WHAT TO DO - Retype the lines from the first one in the records down to the line containing "(axN) -- (axS);", counting both, and leave out any pictures.

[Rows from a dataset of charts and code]
# # #

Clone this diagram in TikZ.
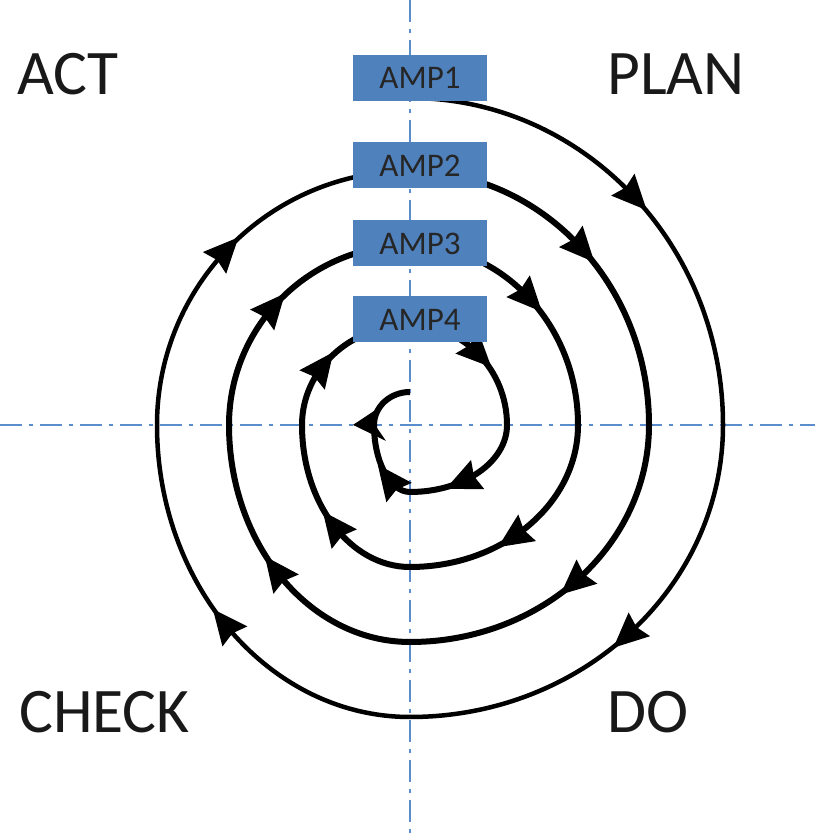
\documentclass[tikz,border=0pt]{standalone}
\usepackage{fontspec}
\setmainfont{Carlito}
\usetikzlibrary{decorations.markings,calc}
\definecolor{officeblue}{HTML}{4F81BD}
\definecolor{axisblue}{HTML}{5B8DCC}
\begin{document}
\begin{tikzpicture}[x=1pt,y=1pt,
  axisline/.style={draw=axisblue, line width=2pt,
    dash pattern=on 22pt off 7pt on 4pt off 7pt},
  ampbox/.style={fill=officeblue, minimum width=134pt, minimum height=46pt,
    inner sep=0pt, font=\fontsize{33}{33}\selectfont, text=black!85},
  phase/.style={font=\fontsize{63.5}{64}\selectfont, anchor=base west,
    inner sep=0pt, text=black!90},
  % a filled triangular head laid along the path, tip forward
  headat/.style={postaction={decorate}, decoration={markings,
    mark=at position #1 with {\fill (19,0) -- (-16,16) -- (-12,0) -- (-16,-16) -- cycle;}}}
]
\useasboundingbox (0,0) rectangle (815,840);

% centre of the cycle and the two dash-dot axes
\coordinate (c) at (410,415);
\coordinate (axW) at (0,415);
\coordinate (axE) at (815,415);
\coordinate (axN) at (410,840);
\coordinate (axS) at (410,0);
\draw[axisline] (axW) -- (axE);
\draw[axisline] (axN) -- (axS);

% inward clockwise spiral, one quarter-ellipse at a time:
% start angle / x radius / y radius / head position / line width
\foreach \a/\rx/\ry/\p/\w in {
   90/313/327/0.50/4.5,   0/313/292/0.50/4.5, -90/253/292/0.50/4.5, -180/253/254/0.48/4.5,
   90/239/254/0.50/6,     0/239/217/0.50/6,   -90/181/217/0.50/6,   -180/181/180/0.45/6,
   90/168/180/0.49/6,     0/168/142/0.55/6,   -90/108/142/0.45/6,   -180/108/100/0.38/6,
   90/97/100/0.49/6,      0/97/67/0.58/6,     -90/36/67/0.30/6}
{
  \draw[line width=\w pt, headat=\p]
    ($(c)+({cos(\a)*\rx},{sin(\a)*\ry})$)
    arc[start angle=\a, end angle=\a-90, x radius=\rx, y radius=\ry];
}
% last quarter, ending at the centre, with its head turned outwards
\draw[line width=6pt, postaction={decorate}, decoration={markings,
    mark=at position 0.001 with {\fill (0,21) -- (18,-6) -- (0,-1) -- (-16,-12) -- cycle;}}]
  ($(c)+(-36,0)$)
  arc[start angle=-180, end angle=-270, x radius=36, y radius=33];

% the four stages
\node[ampbox] (amp1) at (420,762)   {AMP1};
\node[ampbox] (amp2) at (420,674.5) {AMP2};
\node[ampbox] (amp3) at (420,596.5) {AMP3};
\node[ampbox] (amp4) at (420,520.5) {AMP4};

% quadrant labels
\node[phase] (act)   at (17,745)  {ACT};
\node[phase] (plan)  at (607,745) {PLAN};
\node[phase] (check) at (19,107)  {CHECK};
\node[phase] (do)    at (607,107) {DO};
\end{tikzpicture}
\end{document}
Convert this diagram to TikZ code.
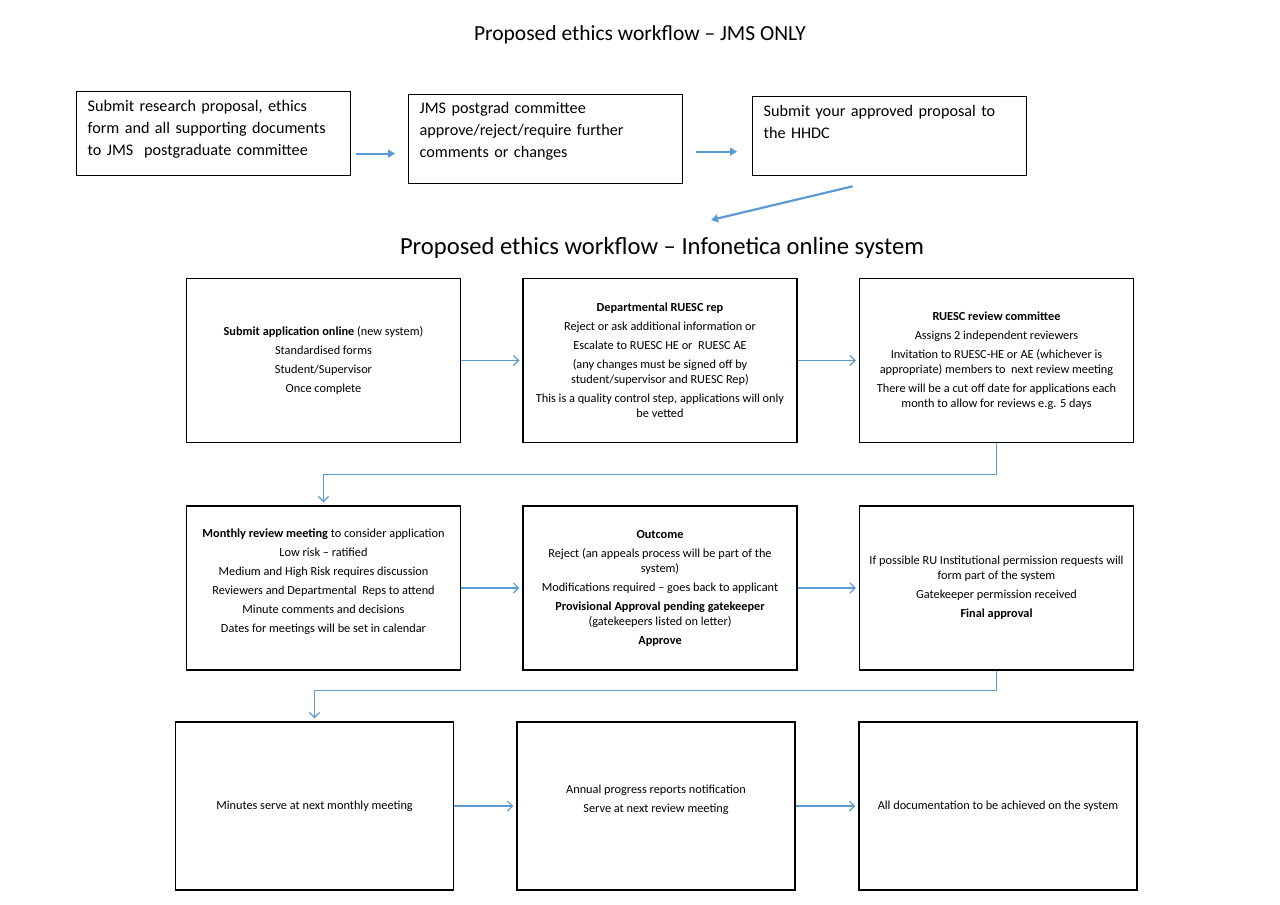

# # #

IN RESPONSE -
Clone this diagram in TikZ.
\documentclass[tikz,border=0pt]{standalone}
\usepackage{fontspec}
\setmainfont{Carlito}
\usetikzlibrary{decorations.markings,calc}
\definecolor{officeblue}{HTML}{4F81BD}
\definecolor{axisblue}{HTML}{5B8DCC}
\begin{document}
\begin{tikzpicture}[x=1pt,y=1pt,
  axisline/.style={draw=axisblue, line width=2pt,
    dash pattern=on 22pt off 7pt on 4pt off 7pt},
  ampbox/.style={fill=officeblue, minimum width=134pt, minimum height=46pt,
    inner sep=0pt, font=\fontsize{33}{33}\selectfont, text=black!85},
  phase/.style={font=\fontsize{63.5}{64}\selectfont, anchor=base west,
    inner sep=0pt, text=black!90},
  % a filled triangular head laid along the path, tip forward
  headat/.style={postaction={decorate}, decoration={markings,
    mark=at position #1 with {\fill (19,0) -- (-16,16) -- (-12,0) -- (-16,-16) -- cycle;}}}
]
\useasboundingbox (0,0) rectangle (815,840);

% centre of the cycle and the two dash-dot axes
\coordinate (c) at (410,415);
\coordinate (axW) at (0,415);
\coordinate (axE) at (815,415);
\coordinate (axN) at (410,840);
\coordinate (axS) at (410,0);
\draw[axisline] (axW) -- (axE);
\draw[axisline] (axN) -- (axS);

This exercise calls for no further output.